Prefazione di Paolo Conte
Cinquant’anni di arte vanno festeggiati e ringraziati.
Cinquant’anni da quando è comparso davanti al pubblico questo grande cantante, grande ballerino e grande attore.
Sono stati cinquant’anni coloratissimi, senza mezze tinte, sgargianti di arancio, di fucsia e di turchino.
E anche cinquant’anni di solitudine, come di un leone che gira intorno al branco e se ne sta in disparte.
…tre passi avanti, e crolla il mondo beat…
Non credo che Adriano volesse, con questa frase detta ad un certo punto della sua carriera, semplicemente difendere dall’assalto di nuove tendenze il genere rock and roll, scelta stilistica della sua giovinezza.
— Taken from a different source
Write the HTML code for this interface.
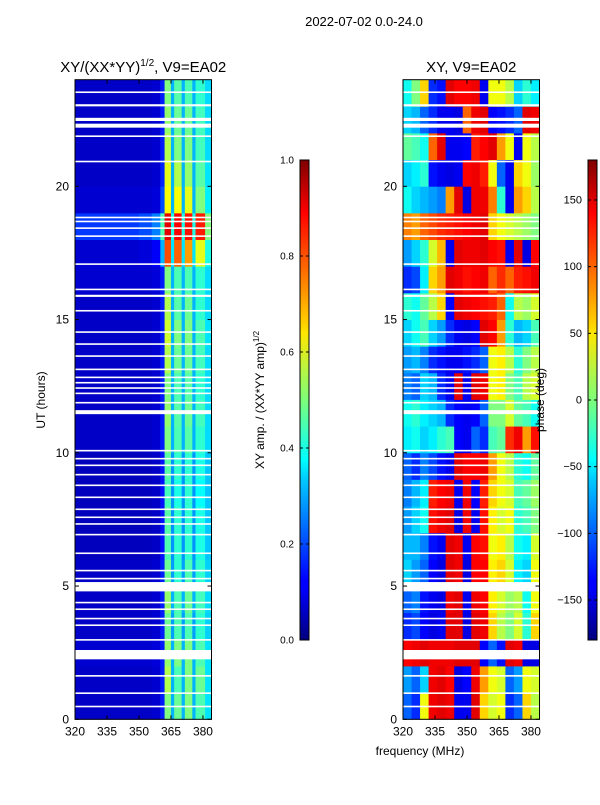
<!DOCTYPE html>
<html><head><meta charset="utf-8">
<style>
body{margin:0;background:#fff;width:600px;height:800px;overflow:hidden}
svg{font-family:"Liberation Sans","DejaVu Sans",sans-serif}
</style></head>
<body>
<svg id="fig" width="600" height="800" xmlns="http://www.w3.org/2000/svg">
<defs>
<linearGradient id="jet" x1="0" y1="1" x2="0" y2="0">
<stop offset="0" stop-color="#00007f"/><stop offset="0.11" stop-color="#0000ff"/><stop offset="0.125" stop-color="#0000ff"/>
<stop offset="0.34" stop-color="#00d0ff"/><stop offset="0.375" stop-color="#00ffff"/><stop offset="0.5" stop-color="#7dff7a"/>
<stop offset="0.64" stop-color="#ffe600"/><stop offset="0.66" stop-color="#ffd000"/><stop offset="0.89" stop-color="#ff0000"/><stop offset="1" stop-color="#7f0000"/>
</linearGradient>
</defs>
<text x="364" y="26" font-size="13" text-anchor="middle">2022-07-02 0.0-24.0</text>
<g id="left"></g>
<g id="right"></g>
</svg>
<script>
const freqEdges=[320,324,328,332,336,340,344,348,352,356,360,364,368,372,376,380,384];
const ampEdges=[320,330,340,350,356,360,362,365,366.5,370,371.5,375,376.5,381,384];
const xTicks=[320,335,350,365,380];
const yTicks=[0,5,10,15,20];
const ampTicks=[0.0,0.2,0.4,0.6,0.8,1.0];
const phaseTicks=[-150,-100,-50,0,50,100,150];
// amplitude per UT hour row (0..23) x 14 frequency columns (ampEdges)
const amp=[
[.07,.07,.07,.07,.08,.15,.5,.3,.48,.3,.5,.3,.45,.35],
[.07,.07,.07,.07,.08,.15,.55,.3,.45,.3,.5,.3,.48,.35],
[.08,.08,.08,.08,.09,.15,.52,.3,.5,.3,.5,.3,.45,.35],
[.07,.07,.07,.07,.08,.15,.48,.28,.45,.28,.45,.28,.42,.33],
[.07,.07,.07,.07,.08,.15,.52,.3,.45,.3,.48,.3,.44,.34],
[.07,.07,.07,.07,.08,.15,.48,.28,.42,.28,.45,.28,.42,.33],
[.06,.06,.06,.06,.07,.14,.45,.27,.42,.27,.42,.27,.4,.32],
[.06,.06,.06,.06,.07,.14,.46,.27,.42,.27,.42,.27,.4,.32],
[.06,.06,.06,.06,.07,.14,.44,.27,.4,.27,.42,.27,.38,.32],
[.06,.06,.06,.06,.07,.14,.46,.27,.42,.27,.42,.27,.4,.32],
[.07,.07,.07,.07,.08,.15,.5,.3,.45,.3,.46,.3,.42,.34],
[.07,.07,.07,.07,.08,.15,.52,.3,.46,.3,.48,.3,.44,.34],
[.07,.07,.07,.07,.08,.15,.5,.3,.45,.3,.46,.3,.42,.34],
[.07,.07,.07,.07,.08,.15,.55,.3,.48,.3,.48,.3,.44,.34],
[.07,.07,.07,.07,.08,.15,.58,.3,.5,.3,.5,.3,.45,.35],
[.07,.07,.07,.07,.08,.15,.55,.3,.46,.3,.48,.3,.42,.34],
[.08,.08,.08,.08,.09,.15,.5,.3,.45,.3,.45,.3,.42,.34],
[.08,.08,.08,.09,.12,.3,.8,.35,.78,.35,.72,.35,.6,.4],
[.18,.18,.18,.2,.25,.45,.9,.4,.88,.4,.86,.4,.85,.5],
[.08,.08,.08,.08,.09,.2,.62,.3,.62,.3,.6,.3,.5,.36],
[.07,.07,.07,.07,.08,.16,.6,.3,.55,.3,.52,.3,.46,.35],
[.07,.07,.07,.07,.08,.15,.55,.3,.5,.3,.5,.3,.44,.34],
[.07,.07,.07,.07,.08,.15,.52,.3,.48,.3,.48,.3,.44,.34],
[.07,.07,.07,.07,.08,.15,.5,.3,.46,.3,.45,.3,.42,.34]];
// phase (deg) per UT hour row x 16 frequency columns (freqEdges)
const phase=[
[-100,-120,40,140,145,140,-140,-140,145,60,30,40,-120,-100,60,20],
[-80,-100,-60,140,145,135,-145,-135,140,80,40,30,-100,-80,40,30],
[135,140,145,140,140,140,145,145,145,-135,-100,-130,145,140,-145,-145],
[-120,-110,-135,-145,-140,145,145,-145,145,140,60,20,0,30,-30,60],
[-100,-90,-130,-140,-145,140,145,-140,140,135,50,30,10,20,-40,40],
[-60,-80,-100,-135,-145,145,140,-145,135,135,50,60,30,-50,-60,40],
[-70,-70,-90,-130,-140,145,140,-140,135,130,40,50,20,-40,-50,30],
[-80,-60,-40,130,140,145,-145,140,-140,130,50,30,40,-30,-20,0],
[-90,-70,-50,125,135,140,-140,140,-135,125,60,40,30,-20,-10,10],
[-100,-120,-90,-110,-130,-140,145,135,135,140,80,40,20,-30,-40,-10],
[-50,-40,-60,-50,-30,-20,-135,-140,-100,-120,-20,-10,120,140,80,130],
[-40,-30,-50,-60,-70,-120,-135,-140,-135,-100,0,0,30,-10,-20,-40],
[-90,-100,-60,-70,-120,-140,145,-140,145,140,40,50,0,-20,20,30],
[-80,-70,-90,-120,-130,-140,-140,-130,-120,-100,40,50,20,-30,0,20],
[-60,-40,-20,-60,-80,-120,-140,-145,-135,145,135,80,-30,-70,-60,-20],
[-30,-40,-10,20,60,-135,145,140,135,130,125,100,-40,20,10,30],
[-120,-110,-50,60,80,145,140,130,135,140,100,120,100,125,130,140],
[-80,-60,-30,30,70,-140,145,140,140,145,135,130,-140,145,-145,135],
[90,80,100,110,120,125,130,135,140,145,60,40,30,20,10,0],
[-40,-60,-70,-80,-90,80,145,-145,140,140,90,-30,-140,80,60,20],
[-60,-50,-30,-130,-140,-145,-140,135,140,125,40,-100,-140,60,40,10],
[-10,-20,-40,100,145,-140,-140,-135,125,135,145,80,40,-140,40,20],
[-60,-70,-100,-120,-140,-140,-145,100,140,145,-135,-130,-120,-100,145,140],
[-40,0,60,-120,-130,145,135,135,140,-140,40,40,20,-60,-30,-50]];
// flagged (white) time intervals: start hour, duration hours
const gapStart=[0.45,0.95,1.6,2.25,2.95,3.5,3.75,4.1,4.35,4.8,5.25,5.55,6.2,6.9,7.3,7.55,7.85,8.3,8.75,9.15,9.5,9.75,10.05,11.45,11.85,12.2,12.4,12.6,12.8,13.1,13.6,14.05,14.5,15.3,15.85,16.1,17.05,18.1,18.4,18.65,18.8,20.9,21.85,22.2,22.45,23.0,23.5];
const gapDur=[0.06,0.06,0.06,0.35,0.06,0.06,0.06,0.06,0.06,0.35,0.06,0.06,0.06,0.06,0.06,0.06,0.06,0.06,0.06,0.06,0.06,0.06,0.06,0.15,0.06,0.06,0.06,0.06,0.06,0.06,0.06,0.06,0.06,0.06,0.08,0.06,0.06,0.06,0.06,0.06,0.06,0.06,0.06,0.15,0.12,0.08,0.06];

const NS='http://www.w3.org/2000/svg';
function mk(tag,attrs,parent){const e=document.createElementNS(NS,tag);for(const k in attrs)e.setAttribute(k,attrs[k]);parent.appendChild(e);return e;}
function jet(v){v=Math.max(0,Math.min(1,v));
 const r=Math.max(0,Math.min(1,1.5-Math.abs(4*v-3)));
 const g=Math.max(0,Math.min(1,1.5-Math.abs(4*v-2)));
 const b=Math.max(0,Math.min(1,1.5-Math.abs(4*v-1)));
 return `rgb(${Math.round(r*255)},${Math.round(g*255)},${Math.round(b*255)})`;}
const Y0=719.3,PXH=26.65;
function yS(h){return Y0-h*PXH;}
function panel(g,x0,data,edges,norm,title){
 const xS=f=>x0+(f-320)*2.133;
 const x1=xS(384);
 for(let r=0;r<data.length;r++)for(let c=0;c<edges.length-1;c++){
  const cell=mk('rect',{x:xS(edges[c]),y:yS(r+1),width:xS(edges[c+1])-xS(edges[c])+0.4,height:PXH+0.4,fill:jet(norm(data[r][c]))},g);
  
  
 }
 for(let i=0;i<gapStart.length;i++){
  const gp=mk('rect',{x:x0,y:yS(gapStart[i]+gapDur[i]),width:x1-x0,height:gapDur[i]*PXH,fill:'#fff'},g);
  
  
 }
 const fr=mk('rect',{x:x0,y:yS(24),width:x1-x0,height:yS(0)-yS(24),fill:'none',stroke:'#000','stroke-width':1},g);
 
 
 for(const t of xTicks){const x=xS(t);
  mk('line',{x1:x,x2:x,y1:yS(0),y2:yS(0)-4,stroke:'#000'},g);
  mk('line',{x1:x,x2:x,y1:yS(24),y2:yS(24)+4,stroke:'#000'},g);
  const tl=mk('text',{x:x,y:yS(0)+16,'font-size':12,'text-anchor':'middle'},g);tl.textContent=t;
  
  }
 for(const t of yTicks){const y=yS(t);
  mk('line',{x1:x0,x2:x0+4,y1:y,y2:y,stroke:'#000'},g);
  mk('line',{x1:x1,x2:x1-4,y1:y,y2:y,stroke:'#000'},g);
  const tl=mk('text',{x:x0-6,y:y+4,'font-size':12,'text-anchor':'end'},g);tl.textContent=t;
  
  }
 const tt=mk('text',{x:(x0+x1)/2,y:72,'font-size':15,'text-anchor':'middle'},g);tt.innerHTML=title;
 
 
}
function cbar(g,x,ticks,vmin,vmax,fmt){
 const r=mk('rect',{x:x,y:160,width:9,height:480,fill:'url(#jet)',stroke:'#000','stroke-width':1},g);
 
 
 for(const t of ticks){const y=640-(t-vmin)/(vmax-vmin)*480;
  mk('line',{x1:x,x2:x+3,y1:y,y2:y,stroke:'#000'},g);
  mk('line',{x1:x+9,x2:x+6,y1:y,y2:y,stroke:'#000'},g);
  const tl=mk('text',{x:x-6,y:y+3.5,'font-size':fmt?10:11,'text-anchor':'end'},g);tl.textContent=fmt?t.toFixed(1):(t<0?'\u2212'+(-t):t);
  
  }
}
const L=document.getElementById('left'),R=document.getElementById('right');
panel(L,75,amp,ampEdges,v=>v,'XY/(XX*YY)<tspan font-size="10" dy="-6">1/2</tspan><tspan dy="6">, V9=EA02</tspan>');
panel(R,403,phase,freqEdges,v=>(v+180)/360,'XY, V9=EA02');
cbar(L,300,ampTicks,0,1,true);
cbar(R,588,phaseTicks,-180,180,false);
const yl=mk('text',{x:45,y:400,'font-size':12,'text-anchor':'middle',transform:'rotate(-90 45 400)'},L);yl.textContent='UT (hours)';


const cl=mk('text',{x:264,y:400,'font-size':12,'text-anchor':'middle',transform:'rotate(-90 264 400)'},L);cl.innerHTML='XY amp. / (XX*YY amp)<tspan font-size="8" dy="-5">1/2</tspan>';


const pl=mk('text',{x:544,y:400,'font-size':12,'text-anchor':'middle',transform:'rotate(-90 544 400)'},R);pl.textContent='phase (deg)';


const xl=mk('text',{x:420,y:755,'font-size':12,'text-anchor':'middle'},R);xl.textContent='frequency (MHz)';


</script>
</body></html>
Credo che volesse difendere qualcosa di più ampio e di più profondo che riguardava la sua identità: tutta l’enorme congerie di idee, gusti, invenzioni che i suoi dischi esprimevano. E lì ci sono, combinati insieme, il ballerino assetato di parole e di ritmi e il cantante che non rinuncia a sentire girare intorno a sé il ballo,l’essenza più fisica della musica e, ancora lì, l’attore che disegna, sempre più marcata sul suo viso, l’antica somiglianza dell’espressione amara di Humphrey Bogart, disincantato incantatore.
Nella densità di questa solitudine c’è tutta la cultura travolgente dell’arte povera che fa di lui il più italiano degli stranieri e il più straniero degli italiani.